Me da mucha vergüenza contar lo que ha pasado hoy en clase, pero a la vez creo que me perdono si lo cuento.
¿Os acordáis del personaje de Robin Williams en El club de los poetas muertos? El personaje del profe enrollado de aquella película y que a veces vemos en la ficción es una caricatura: es el profesor buenrollero que consigue que su alumnado ame su asignatura y aprenda lecciones fundamentales para su existencia a través de una clase memorable que les hace abrir los ojos.

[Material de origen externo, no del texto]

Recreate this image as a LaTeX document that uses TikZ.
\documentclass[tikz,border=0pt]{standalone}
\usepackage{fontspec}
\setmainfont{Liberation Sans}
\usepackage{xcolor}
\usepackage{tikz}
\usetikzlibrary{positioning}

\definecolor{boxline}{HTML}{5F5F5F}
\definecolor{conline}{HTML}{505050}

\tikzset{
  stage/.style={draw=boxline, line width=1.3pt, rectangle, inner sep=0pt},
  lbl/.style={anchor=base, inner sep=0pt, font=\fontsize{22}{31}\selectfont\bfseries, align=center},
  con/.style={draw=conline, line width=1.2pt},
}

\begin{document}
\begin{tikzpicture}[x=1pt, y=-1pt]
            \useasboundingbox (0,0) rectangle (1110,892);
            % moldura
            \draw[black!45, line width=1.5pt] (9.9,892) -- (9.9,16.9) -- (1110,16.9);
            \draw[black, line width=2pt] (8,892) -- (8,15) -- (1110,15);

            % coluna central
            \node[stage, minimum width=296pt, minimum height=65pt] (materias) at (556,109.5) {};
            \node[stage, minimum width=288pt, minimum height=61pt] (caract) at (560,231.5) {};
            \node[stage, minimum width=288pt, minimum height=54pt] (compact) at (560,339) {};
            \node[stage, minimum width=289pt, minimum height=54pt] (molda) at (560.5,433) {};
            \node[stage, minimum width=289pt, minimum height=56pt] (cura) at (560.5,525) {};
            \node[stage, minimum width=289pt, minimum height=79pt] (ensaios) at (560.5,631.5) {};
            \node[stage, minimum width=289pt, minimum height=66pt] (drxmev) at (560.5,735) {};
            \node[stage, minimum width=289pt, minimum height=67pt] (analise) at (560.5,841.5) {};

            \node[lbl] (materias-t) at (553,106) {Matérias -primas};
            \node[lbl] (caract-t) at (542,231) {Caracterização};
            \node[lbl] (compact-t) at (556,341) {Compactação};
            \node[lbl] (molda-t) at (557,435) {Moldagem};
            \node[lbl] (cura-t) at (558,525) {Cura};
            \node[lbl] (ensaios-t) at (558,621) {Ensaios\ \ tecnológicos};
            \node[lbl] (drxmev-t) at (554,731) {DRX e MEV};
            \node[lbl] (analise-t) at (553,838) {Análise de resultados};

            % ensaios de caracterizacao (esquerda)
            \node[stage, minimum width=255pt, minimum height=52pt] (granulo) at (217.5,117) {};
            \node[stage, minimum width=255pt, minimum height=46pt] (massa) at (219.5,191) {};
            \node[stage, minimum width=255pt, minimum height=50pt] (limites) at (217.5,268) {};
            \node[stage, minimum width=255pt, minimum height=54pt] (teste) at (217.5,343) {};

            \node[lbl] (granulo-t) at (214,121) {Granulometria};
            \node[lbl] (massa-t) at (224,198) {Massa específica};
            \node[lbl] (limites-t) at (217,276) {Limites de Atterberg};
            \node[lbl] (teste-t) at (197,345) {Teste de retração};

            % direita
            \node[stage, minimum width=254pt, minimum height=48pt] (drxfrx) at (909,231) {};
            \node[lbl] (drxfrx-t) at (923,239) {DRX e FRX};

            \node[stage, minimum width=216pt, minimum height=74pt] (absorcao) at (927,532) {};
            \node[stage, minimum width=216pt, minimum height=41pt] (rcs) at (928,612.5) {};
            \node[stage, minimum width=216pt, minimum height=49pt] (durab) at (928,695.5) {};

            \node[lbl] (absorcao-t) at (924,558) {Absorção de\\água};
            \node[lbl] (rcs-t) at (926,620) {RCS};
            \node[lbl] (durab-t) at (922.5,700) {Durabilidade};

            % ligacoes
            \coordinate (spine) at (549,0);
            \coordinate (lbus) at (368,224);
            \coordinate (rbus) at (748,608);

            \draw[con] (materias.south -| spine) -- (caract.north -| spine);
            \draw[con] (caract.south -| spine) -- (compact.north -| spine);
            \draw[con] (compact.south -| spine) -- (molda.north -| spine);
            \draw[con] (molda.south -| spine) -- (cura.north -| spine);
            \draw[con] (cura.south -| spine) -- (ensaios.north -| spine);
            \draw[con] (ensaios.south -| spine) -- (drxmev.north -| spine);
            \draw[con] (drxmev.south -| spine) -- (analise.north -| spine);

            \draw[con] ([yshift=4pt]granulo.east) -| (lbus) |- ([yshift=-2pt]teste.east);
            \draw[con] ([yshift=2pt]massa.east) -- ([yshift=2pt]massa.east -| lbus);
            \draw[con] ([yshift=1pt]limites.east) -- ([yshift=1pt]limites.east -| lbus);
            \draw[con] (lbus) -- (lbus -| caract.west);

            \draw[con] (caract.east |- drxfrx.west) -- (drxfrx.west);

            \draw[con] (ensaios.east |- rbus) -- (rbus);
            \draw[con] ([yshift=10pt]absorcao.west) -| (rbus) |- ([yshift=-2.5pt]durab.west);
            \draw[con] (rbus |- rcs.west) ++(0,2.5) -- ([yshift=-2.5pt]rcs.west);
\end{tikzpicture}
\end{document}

Pues hoy, sin quererlo, he dado esa clase, o así lo he sentido, aunque suene pretencioso decirlo. Y me da vergüenza pero a la vez me da subidón y necesito compartirlo. Tengo un grupo de lengua y literatura de 2º de bachillerato, el 2º de bachillerato post confinamiento y post semipresencialidad de un pequeño instituto de barrio madrileño. Es un grupo muy numeroso, con muchas carencias, un rendimiento muy bajo, alto número de suspensos, poco trabajo en casa y escasa participación en clase. Muy pocos van a a llegar a la EVAU este junio.

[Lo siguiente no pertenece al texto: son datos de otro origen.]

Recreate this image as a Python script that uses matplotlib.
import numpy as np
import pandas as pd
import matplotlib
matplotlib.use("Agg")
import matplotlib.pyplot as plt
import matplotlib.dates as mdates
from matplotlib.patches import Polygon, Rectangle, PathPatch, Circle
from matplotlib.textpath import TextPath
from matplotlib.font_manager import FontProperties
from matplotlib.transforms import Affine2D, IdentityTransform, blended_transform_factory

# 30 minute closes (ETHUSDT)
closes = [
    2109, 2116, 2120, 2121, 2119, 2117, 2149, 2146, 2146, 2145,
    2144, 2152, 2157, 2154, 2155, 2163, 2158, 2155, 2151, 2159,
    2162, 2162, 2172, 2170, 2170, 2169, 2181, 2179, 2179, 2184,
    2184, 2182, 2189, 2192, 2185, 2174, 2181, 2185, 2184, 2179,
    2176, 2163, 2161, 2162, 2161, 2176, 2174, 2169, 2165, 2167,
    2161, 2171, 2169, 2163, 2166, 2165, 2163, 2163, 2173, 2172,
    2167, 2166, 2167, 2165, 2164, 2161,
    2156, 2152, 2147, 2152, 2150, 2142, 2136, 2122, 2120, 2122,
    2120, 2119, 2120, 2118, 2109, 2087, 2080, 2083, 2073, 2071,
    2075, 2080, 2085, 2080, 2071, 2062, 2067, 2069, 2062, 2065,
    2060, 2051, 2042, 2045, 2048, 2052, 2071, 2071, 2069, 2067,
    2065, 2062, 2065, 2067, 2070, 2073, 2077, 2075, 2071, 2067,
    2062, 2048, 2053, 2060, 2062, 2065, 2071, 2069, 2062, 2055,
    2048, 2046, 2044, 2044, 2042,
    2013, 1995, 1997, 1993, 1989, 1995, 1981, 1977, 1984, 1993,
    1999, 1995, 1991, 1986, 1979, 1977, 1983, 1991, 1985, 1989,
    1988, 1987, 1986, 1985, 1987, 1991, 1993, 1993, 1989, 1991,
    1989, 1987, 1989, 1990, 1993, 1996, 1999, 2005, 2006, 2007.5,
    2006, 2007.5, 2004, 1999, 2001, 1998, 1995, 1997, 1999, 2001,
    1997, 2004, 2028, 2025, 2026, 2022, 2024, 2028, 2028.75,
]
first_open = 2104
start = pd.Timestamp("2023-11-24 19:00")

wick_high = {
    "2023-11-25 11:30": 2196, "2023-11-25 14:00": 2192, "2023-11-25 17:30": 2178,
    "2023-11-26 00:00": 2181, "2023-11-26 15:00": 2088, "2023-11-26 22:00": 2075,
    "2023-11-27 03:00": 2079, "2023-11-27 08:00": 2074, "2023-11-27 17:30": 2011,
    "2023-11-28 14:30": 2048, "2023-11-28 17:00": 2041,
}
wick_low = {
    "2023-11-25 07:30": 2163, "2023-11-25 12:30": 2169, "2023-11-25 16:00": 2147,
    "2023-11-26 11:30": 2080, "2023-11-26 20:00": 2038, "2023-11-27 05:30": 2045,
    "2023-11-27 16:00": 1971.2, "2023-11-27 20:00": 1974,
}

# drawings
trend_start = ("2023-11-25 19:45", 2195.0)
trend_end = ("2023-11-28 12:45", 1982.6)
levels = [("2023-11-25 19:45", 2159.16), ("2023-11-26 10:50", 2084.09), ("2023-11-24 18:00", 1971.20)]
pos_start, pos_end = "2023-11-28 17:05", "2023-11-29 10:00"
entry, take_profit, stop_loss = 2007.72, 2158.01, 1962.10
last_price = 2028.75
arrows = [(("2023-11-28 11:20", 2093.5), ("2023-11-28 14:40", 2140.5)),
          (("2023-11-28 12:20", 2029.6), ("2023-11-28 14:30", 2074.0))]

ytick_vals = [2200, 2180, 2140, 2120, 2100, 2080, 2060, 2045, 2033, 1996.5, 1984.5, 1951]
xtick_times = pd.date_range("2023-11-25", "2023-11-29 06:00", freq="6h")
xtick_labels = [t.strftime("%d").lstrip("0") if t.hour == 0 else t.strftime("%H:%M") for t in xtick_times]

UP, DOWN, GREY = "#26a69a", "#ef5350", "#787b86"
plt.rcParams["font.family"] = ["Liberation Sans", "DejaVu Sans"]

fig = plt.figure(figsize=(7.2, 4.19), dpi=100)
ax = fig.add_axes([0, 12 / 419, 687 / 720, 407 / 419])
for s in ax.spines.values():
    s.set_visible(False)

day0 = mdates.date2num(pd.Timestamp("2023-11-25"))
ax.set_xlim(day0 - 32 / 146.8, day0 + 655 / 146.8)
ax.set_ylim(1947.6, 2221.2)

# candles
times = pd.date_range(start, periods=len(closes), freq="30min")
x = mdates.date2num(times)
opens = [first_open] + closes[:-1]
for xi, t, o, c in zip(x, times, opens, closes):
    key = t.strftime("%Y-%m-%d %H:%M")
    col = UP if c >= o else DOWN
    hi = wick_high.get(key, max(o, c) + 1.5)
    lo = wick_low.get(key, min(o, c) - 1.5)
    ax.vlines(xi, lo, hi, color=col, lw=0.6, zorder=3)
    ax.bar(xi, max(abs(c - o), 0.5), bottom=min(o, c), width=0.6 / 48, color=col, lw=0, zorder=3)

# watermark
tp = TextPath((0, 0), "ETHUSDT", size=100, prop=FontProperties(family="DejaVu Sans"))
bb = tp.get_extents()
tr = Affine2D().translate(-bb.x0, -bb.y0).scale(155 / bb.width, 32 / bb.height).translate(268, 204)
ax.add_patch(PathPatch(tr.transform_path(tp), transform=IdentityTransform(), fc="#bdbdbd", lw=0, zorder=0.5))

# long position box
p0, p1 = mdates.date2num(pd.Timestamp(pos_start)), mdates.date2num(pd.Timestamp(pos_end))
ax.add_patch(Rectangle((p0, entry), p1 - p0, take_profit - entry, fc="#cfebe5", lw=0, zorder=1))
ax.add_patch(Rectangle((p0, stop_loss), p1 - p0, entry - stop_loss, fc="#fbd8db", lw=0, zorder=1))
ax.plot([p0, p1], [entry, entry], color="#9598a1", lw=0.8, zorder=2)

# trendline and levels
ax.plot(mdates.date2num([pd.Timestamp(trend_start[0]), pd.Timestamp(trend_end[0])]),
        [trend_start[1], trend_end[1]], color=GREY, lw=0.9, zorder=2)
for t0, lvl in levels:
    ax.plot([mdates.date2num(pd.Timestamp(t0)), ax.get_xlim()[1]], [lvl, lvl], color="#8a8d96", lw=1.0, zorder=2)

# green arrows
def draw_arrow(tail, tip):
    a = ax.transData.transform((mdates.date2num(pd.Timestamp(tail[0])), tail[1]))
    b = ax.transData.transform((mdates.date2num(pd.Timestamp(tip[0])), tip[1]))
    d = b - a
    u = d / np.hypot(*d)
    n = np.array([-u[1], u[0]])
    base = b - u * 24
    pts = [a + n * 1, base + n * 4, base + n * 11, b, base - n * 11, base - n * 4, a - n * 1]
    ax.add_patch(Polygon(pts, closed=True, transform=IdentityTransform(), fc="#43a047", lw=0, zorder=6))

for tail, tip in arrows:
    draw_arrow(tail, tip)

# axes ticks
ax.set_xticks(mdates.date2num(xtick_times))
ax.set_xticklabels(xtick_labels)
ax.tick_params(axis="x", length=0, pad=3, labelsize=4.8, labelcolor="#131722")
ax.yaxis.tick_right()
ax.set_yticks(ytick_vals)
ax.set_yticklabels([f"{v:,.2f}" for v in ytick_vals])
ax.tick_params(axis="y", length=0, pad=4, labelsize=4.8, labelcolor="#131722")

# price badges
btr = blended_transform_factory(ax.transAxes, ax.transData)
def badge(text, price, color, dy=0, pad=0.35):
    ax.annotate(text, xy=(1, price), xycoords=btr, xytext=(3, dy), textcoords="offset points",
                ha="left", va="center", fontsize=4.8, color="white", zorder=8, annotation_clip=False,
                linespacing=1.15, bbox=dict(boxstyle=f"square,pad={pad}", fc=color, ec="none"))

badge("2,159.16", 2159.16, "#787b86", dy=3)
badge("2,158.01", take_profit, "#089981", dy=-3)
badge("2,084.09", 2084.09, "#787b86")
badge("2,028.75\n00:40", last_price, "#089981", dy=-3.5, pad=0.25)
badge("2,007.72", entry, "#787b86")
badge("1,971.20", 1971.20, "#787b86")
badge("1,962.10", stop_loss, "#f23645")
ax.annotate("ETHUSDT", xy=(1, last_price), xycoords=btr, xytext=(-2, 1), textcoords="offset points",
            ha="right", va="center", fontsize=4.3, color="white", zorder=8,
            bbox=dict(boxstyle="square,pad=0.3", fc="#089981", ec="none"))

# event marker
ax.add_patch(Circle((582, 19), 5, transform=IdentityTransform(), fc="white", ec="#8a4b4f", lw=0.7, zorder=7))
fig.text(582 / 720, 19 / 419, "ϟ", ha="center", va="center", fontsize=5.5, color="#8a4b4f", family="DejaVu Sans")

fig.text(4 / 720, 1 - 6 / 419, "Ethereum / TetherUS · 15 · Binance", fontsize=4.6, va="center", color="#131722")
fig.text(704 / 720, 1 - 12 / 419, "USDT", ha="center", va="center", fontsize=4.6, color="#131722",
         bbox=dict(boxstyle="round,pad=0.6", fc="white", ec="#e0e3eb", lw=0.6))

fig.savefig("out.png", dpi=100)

Hoy me habían pedido usar nuestra aula habitual y, como estamos viendo el tema de la poesía a partir de 1936, hasta la actualidad (ahí, todo en bloque), me los he llevado a la biblioteca. He saqueado la sección de poesía entresacando los volúmenes de poetas contemporáneos, lo que había, sin filtrar, y los he esparcido en una mesa. Les he preguntado si eran lectores de poesía. Nadie ha levantado la mano. Yo tampoco.

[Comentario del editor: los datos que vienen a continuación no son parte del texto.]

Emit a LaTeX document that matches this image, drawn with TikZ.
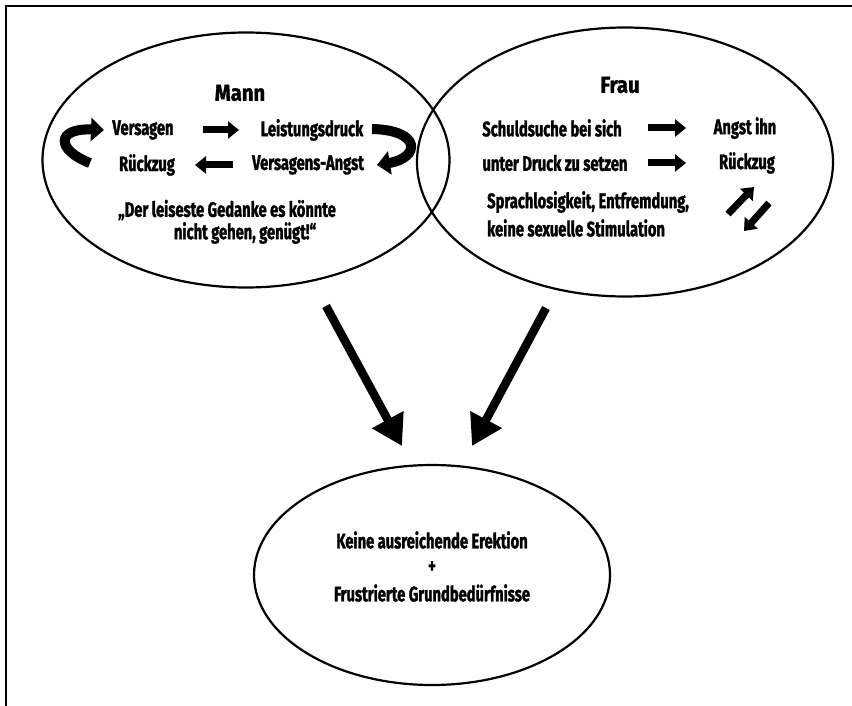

Soy devoradora de ficción narrativa desde pequeña, pero siempre me ha costado leer poesía. No me sale ir a la biblioteca a prestar un poemario, ni coger uno de la estantería familiar, ni he comprado poesía. Eso no quiere decir que no me guste. Sería una estupidez decir algo así, como afirmar: «No me gusta la música». Lo que me pasa es que mi experiencia con la lírica está mediada, entre otras cosas, por el horrible acercamiento al género que tuve en mis años escolares. O nos obligaban a aprendernos poemas al tuntún o nos los destripaban sin pasión para completar el listado escolar del número de versos, tipo de estrofa, figuras retóricas… Y oye, pues mira, yo así no puedo.
Creo que lo bueno de la poesía es encontrársela, pero que no tenemos muchas ocasiones de hacerlo. Así que hoy les he explicado eso a mis estudiantes. Les he dicho que la clase iba a ser una ocasión para eso, para encontrarse con la poesía. Les he pedido que cogieran un libro al azar y que le dedicaran un rato, que lo ojearan, que a lo mejor encontraban algún poema que les dijera algo.
Pasada más o menos media clase, les he dicho que nos pusiéramos cómodos, sin darnos la espalda, y que si querían, que compartieran los versos que les hubieran llamado la atención. Unos se han sentado en el suelo, otros en las mesas, más o menos en círculo. Y espontáneamente se han puesto a leer en voz alta y a explicar por qué habían elegido tal o cual composición, una estrofa concreta… Algunos que no suelen abrir la boca han recitado de manera magistral y se han expresado como nunca les había oído.
Ha sido bonito y emocionante; cursi también, lo admito. Cuando se iban, unas cuantas me han dicho que la clase les había encantado. Y a mí.